Politics has become a game, with the players on each side having their wealthy patrons to ensure their vision of politics holds. Whichever political outfit wins, their patrons win as well. These patrons, and many politicians across the plantation region secure shares in the various investments made, often have reasonable tax rates, and others are co-opted in the ranks of the plantation owners. Those descendants of the plantation not blessed with high colour, continue to exist at the bottom of the economic and political structure, and are courted every election, since their support is needed to keep the plantation operatives functional.

Political institutions therefore legalise the inherited functions of the plantation, with legislation to keep others in their designated place in the structure. Their aim is to also shape a conforming, passive personality. And, as Beckford says, anyone with power over others exercises it in a most authoritarian manner. In politics it is seen where the governing party, when disturbed by critiques of its policies, often threatens its opponents. The legal system is dangled about to instil fear in others about court action. Manipulation of constituencies is done to give a particular party an electoral advantage, and, in one recent case, there is a charge of treason against a high parliamentary official. So authoritarianism is alive and well.

Even in employment in the public or other sectors, managerial authoritarianism is practiced. Many employees face fear of dismissal, demotion, or having their character commented on, so that the perpetrators can gain an advantage. Hypertension is common in some organizations, as well as stress issues. There is constant unease, and anxiety, and an atmosphere of punishment constantly prevails. Just like on the plantation. In this situation productivity and motivation suffer.
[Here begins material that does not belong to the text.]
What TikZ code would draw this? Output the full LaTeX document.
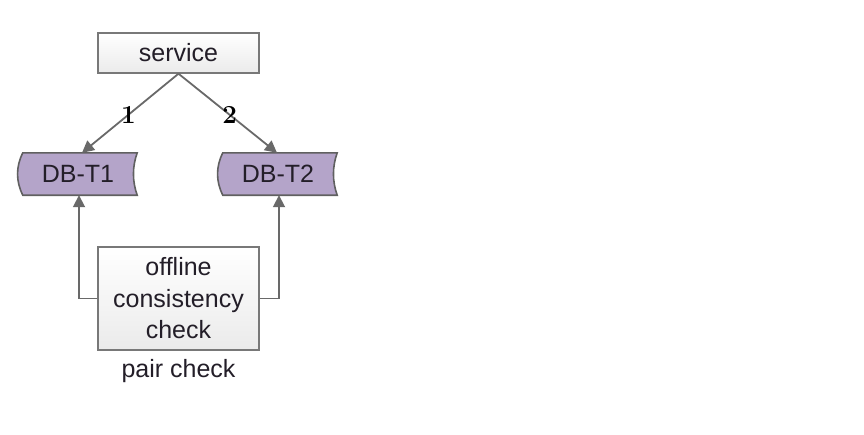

There needs to be a reformation in the way we conduct Caribbean politics. And the structure, and policies of Caribbean organizations, and the thinking that underpins them need to be transformed. Authoritarian practices also should be dispensed with. Respect for each other needs to be encouraged, and Caribbean institutions need to aim at growth and development for their owners, and for those who collaborate to run and sustain them. These institutions, and the society, will then be able to make the fundamental transition from the plantation mode to an egalitarian, more civilised way of being, and conducting its affairs. The purpose of politics will then be really about serving the people, and not about politicians being in it for what they can get.